● **Given data**
###

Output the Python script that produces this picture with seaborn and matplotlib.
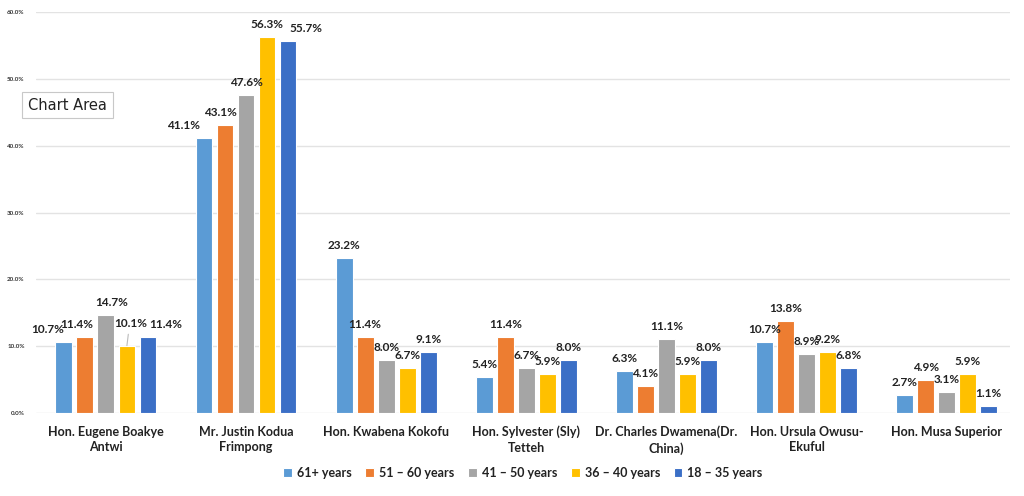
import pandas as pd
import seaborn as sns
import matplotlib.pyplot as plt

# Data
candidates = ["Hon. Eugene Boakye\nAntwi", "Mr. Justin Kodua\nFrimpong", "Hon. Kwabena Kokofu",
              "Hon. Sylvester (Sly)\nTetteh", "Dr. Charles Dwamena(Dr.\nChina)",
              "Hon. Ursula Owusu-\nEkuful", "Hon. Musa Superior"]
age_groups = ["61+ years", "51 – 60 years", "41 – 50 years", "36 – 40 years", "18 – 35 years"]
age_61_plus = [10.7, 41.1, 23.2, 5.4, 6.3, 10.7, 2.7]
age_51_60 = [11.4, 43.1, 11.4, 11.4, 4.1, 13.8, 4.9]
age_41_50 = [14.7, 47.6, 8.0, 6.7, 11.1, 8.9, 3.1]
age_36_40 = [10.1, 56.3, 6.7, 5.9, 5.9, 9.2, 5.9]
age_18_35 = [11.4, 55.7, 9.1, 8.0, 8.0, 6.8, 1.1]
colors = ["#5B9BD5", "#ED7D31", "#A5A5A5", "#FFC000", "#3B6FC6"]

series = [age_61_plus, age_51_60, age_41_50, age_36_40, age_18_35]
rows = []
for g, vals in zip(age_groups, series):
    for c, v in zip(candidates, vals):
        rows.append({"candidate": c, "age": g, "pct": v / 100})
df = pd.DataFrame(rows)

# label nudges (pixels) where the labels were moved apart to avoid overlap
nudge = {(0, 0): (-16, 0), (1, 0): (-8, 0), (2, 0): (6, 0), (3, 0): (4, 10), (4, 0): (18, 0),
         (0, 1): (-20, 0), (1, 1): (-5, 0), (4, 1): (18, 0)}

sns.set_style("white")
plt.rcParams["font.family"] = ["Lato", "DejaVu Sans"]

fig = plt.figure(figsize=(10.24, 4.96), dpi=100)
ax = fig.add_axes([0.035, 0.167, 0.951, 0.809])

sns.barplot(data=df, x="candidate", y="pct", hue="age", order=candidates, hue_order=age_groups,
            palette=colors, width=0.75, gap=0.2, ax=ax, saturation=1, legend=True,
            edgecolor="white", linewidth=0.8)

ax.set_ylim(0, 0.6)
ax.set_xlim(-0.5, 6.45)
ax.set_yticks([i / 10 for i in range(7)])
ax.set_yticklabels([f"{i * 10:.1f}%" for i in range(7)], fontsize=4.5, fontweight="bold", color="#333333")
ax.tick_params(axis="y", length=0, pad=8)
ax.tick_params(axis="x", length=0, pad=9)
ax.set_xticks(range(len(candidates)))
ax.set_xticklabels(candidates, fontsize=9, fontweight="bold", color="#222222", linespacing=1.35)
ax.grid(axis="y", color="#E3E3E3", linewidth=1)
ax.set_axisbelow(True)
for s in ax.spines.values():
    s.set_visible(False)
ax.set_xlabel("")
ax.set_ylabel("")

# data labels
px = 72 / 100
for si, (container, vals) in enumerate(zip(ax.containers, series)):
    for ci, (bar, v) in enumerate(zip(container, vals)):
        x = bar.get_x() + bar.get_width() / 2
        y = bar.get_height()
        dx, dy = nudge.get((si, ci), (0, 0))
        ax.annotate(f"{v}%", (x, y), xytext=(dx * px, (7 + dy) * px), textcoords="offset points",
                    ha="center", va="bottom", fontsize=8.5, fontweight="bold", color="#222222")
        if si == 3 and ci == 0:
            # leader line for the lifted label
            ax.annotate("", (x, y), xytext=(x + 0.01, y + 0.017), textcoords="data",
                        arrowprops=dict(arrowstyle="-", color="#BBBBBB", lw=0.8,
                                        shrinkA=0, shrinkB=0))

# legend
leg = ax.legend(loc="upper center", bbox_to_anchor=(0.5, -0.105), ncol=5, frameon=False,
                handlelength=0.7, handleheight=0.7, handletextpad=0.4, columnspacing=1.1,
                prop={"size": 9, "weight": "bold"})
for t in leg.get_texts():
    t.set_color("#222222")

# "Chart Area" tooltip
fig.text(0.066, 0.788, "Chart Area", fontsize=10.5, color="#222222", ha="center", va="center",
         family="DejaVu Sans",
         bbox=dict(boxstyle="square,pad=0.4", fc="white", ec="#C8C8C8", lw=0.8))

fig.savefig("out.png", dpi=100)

###

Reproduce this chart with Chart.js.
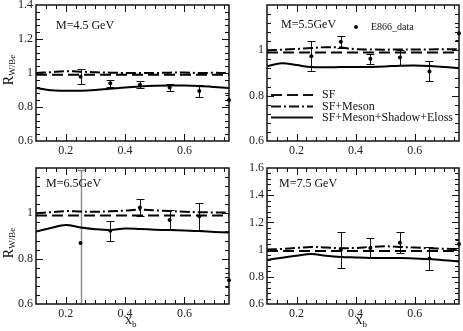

###

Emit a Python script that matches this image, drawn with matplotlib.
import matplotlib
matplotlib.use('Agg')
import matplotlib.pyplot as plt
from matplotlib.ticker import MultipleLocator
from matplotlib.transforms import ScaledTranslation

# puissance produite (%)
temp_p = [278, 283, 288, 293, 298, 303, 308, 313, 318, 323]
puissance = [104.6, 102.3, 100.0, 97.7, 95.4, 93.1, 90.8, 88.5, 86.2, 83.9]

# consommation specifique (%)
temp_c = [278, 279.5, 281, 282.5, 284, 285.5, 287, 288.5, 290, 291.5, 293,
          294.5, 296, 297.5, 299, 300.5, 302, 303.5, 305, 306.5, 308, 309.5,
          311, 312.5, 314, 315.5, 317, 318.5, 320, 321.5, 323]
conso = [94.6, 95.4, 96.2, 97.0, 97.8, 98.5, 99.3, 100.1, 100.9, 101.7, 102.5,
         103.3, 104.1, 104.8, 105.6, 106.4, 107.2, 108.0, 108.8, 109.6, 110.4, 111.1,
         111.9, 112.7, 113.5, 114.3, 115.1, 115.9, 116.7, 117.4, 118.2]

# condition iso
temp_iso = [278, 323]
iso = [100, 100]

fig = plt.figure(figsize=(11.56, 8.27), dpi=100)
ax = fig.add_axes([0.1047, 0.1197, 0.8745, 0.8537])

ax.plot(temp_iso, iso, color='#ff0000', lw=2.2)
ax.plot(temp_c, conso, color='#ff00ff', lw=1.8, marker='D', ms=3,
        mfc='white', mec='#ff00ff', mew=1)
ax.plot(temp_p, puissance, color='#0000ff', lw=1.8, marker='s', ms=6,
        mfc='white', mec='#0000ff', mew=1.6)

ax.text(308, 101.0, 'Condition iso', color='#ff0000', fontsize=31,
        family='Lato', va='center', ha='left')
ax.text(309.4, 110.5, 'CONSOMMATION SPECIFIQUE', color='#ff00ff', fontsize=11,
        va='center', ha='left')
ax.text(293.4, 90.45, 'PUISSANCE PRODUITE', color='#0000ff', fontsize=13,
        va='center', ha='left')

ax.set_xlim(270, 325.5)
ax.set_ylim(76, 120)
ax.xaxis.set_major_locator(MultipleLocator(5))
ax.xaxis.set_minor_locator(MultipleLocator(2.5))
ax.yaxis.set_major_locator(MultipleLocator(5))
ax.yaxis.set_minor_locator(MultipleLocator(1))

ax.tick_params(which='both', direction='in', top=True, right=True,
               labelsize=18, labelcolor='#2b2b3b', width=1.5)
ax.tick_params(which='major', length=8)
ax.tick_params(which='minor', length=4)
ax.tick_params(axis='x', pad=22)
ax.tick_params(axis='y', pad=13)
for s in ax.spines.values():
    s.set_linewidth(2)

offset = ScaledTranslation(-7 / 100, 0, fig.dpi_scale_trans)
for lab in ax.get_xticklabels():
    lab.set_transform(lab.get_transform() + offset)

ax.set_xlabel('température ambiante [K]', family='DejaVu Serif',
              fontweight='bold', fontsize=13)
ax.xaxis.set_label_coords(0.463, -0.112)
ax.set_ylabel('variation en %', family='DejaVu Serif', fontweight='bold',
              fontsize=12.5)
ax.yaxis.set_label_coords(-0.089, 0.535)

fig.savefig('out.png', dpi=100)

###

● **Exercise prompt**
The lines to transcribe begin at the line with "Emit a Python" and end at the line with "ax = fig.add_axes([0.1047, 0.1197, 0.8745, 0.8537])"; copy them exactly, both ends included.

● **Answer**
Emit a Python script that matches this image, drawn with matplotlib.
import matplotlib
matplotlib.use('Agg')
import matplotlib.pyplot as plt
from matplotlib.ticker import MultipleLocator
from matplotlib.transforms import ScaledTranslation

# puissance produite (%)
temp_p = [278, 283, 288, 293, 298, 303, 308, 313, 318, 323]
puissance = [104.6, 102.3, 100.0, 97.7, 95.4, 93.1, 90.8, 88.5, 86.2, 83.9]

# consommation specifique (%)
temp_c = [278, 279.5, 281, 282.5, 284, 285.5, 287, 288.5, 290, 291.5, 293,
          294.5, 296, 297.5, 299, 300.5, 302, 303.5, 305, 306.5, 308, 309.5,
          311, 312.5, 314, 315.5, 317, 318.5, 320, 321.5, 323]
conso = [94.6, 95.4, 96.2, 97.0, 97.8, 98.5, 99.3, 100.1, 100.9, 101.7, 102.5,
         103.3, 104.1, 104.8, 105.6, 106.4, 107.2, 108.0, 108.8, 109.6, 110.4, 111.1,
         111.9, 112.7, 113.5, 114.3, 115.1, 115.9, 116.7, 117.4, 118.2]

# condition iso
temp_iso = [278, 323]
iso = [100, 100]

fig = plt.figure(figsize=(11.56, 8.27), dpi=100)
ax = fig.add_axes([0.1047, 0.1197, 0.8745, 0.8537])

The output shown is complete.